College students need safe spaces from people who disagree with them. They need to disinvite every commencement speaker who might disagree with them. And so what we argue is, “Look, when you can’t have a comedian on campus” — and, by the way, it’s not just us saying this. It’s Jerry Seinfeld saying, “I don’t do college campuses.” It’s Jay Leno echoing those thoughts. [It’s] Chris Rock saying, “These places are just too quick to call you racist or sexist, and so I don’t do it anymore.”

We hope that Americans will look around at that situation and go, “Huh, it does seem like somebody is taking fun away from me, and it’s not these conservatives who I’m always told are taking fun away from me.”
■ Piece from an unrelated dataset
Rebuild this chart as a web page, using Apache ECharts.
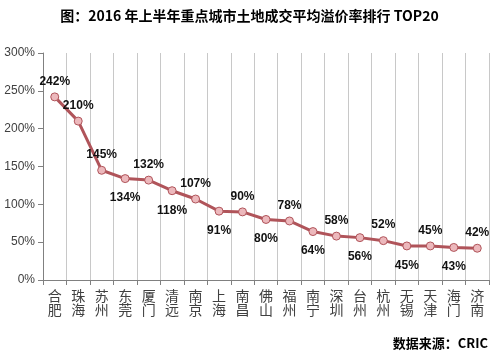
<!DOCTYPE html>
<html><head><meta charset="utf-8">
<script src="https://cdn.jsdelivr.net/npm/echarts@6/dist/echarts.min.js"></script>
<style>html,body{margin:0;padding:0;background:#fff}#c{width:499px;height:360px}</style>
</head><body><div id="c"></div>
<script>
const titleText = '图：2016 年上半年重点城市土地成交平均溢价率排行 TOP20';
const sourceText = '数据来源：CRIC';
const categories = ['合肥','珠海','苏州','东莞','厦门','清远','南京','上海','南昌','佛山','福州','南宁','深圳','台州','杭州','无锡','天津','海门','济南'];
const values = [242,210,145,134,132,118,107,91,90,80,78,64,58,56,52,45,45,43,42];
const yTicks = [0,50,100,150,200,250,300];

const chart = echarts.init(document.getElementById('c'), null, {renderer:'canvas'});
const font = '"Noto Sans CJK SC", "Noto Sans", sans-serif';
chart.setOption({
  animation:false,
  backgroundColor:'#fff',
  title:[
    {text:titleText, left:'center', top:4, textStyle:{fontFamily:font, fontSize:14, fontWeight:'bold', color:'#000'}},
    {text:sourceText, right:6, top:332, textStyle:{fontFamily:font, fontSize:13, fontWeight:'bold', color:'#000'}}
  ],
  grid:{left:43, right:10, top:53, bottom:80},
  xAxis:{
    type:'category', data:categories, boundaryGap:true,
    axisLine:{lineStyle:{color:'#808080', width:1}},
    axisTick:{show:true, length:5, interval:0, lineStyle:{color:'#808080'}},
    splitLine:{show:true, interval:0, lineStyle:{color:'#c8c8c8', width:1}},
    axisLabel:{interval:0, margin:9, fontFamily:font, fontSize:14, color:'#404040', lineHeight:14,
      formatter:v=>v.split('').join('\n')}
  },
  yAxis:{
    type:'value', min:yTicks[0], max:yTicks[yTicks.length-1], interval:50,
    axisLine:{show:true, lineStyle:{color:'#808080'}},
    axisTick:{show:true, length:5, lineStyle:{color:'#808080'}},
    splitLine:{show:false},
    axisLabel:{margin:8, fontFamily:'"Liberation Sans", Arial, sans-serif', fontSize:12, color:'#404040', formatter:v=>v+'%'}
  },
  series:[{
    type:'line', data:values.map((v,i)=>({value:v, label:{position:(i>=3 && i%2===1)?'bottom':'top', distance:(i>=3 && i%2===1)?9:5}})),
    symbol:'circle', symbolSize:8,
    lineStyle:{color:'#b0545a', width:3},
    itemStyle:{color:'#ecb8bc', borderColor:'#b0545a', borderWidth:1},
    label:{show:true, fontFamily:'"Liberation Sans", Arial, sans-serif', fontSize:12, fontWeight:'bold', color:'#111', formatter:p=>p.value+'%'}
  }]
});
</script></body></html>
And especially on college campuses, these people fancy themselves radicals, but they are in fact puritans. They cannot countenance modern art, mainstream movies, and speeches. And that is the opposite of what colleges are supposed to be and the opposite of what America is supposed to be.

Benson: Yeah. And I think when we’re talking about America becoming less free, there are so many examples that we get into in End of Discussion on very serious subjects. We have a chapter about sort of the tensions between gay rights and religious liberties, which I think is sort of ground zero of some of these fights that we’re having, where people are deprived of their livelihood, people fired from jobs for thinking the wrong things.

There is definitely a stifling environment when it comes to basically thought crime that is making the country less free. But we really did want to emphasize the “less fun” part as well. We have an entire chapter on the war on comedy, and how the left and these nannies, these scolds, these neo-puritans, as Mary Katharine says, are robbing us of laughter and enjoyment for their own sort of political agenda. And that sucks.

Kokai: Is that the technical term?

Ham: Yes.

Benson: It is. It’s a term of art. We don’t want to be a part of that. And it’s also part of the reason that we wrote End of Discussion in the tone that we did. We did not want to write an outraged book about outrage.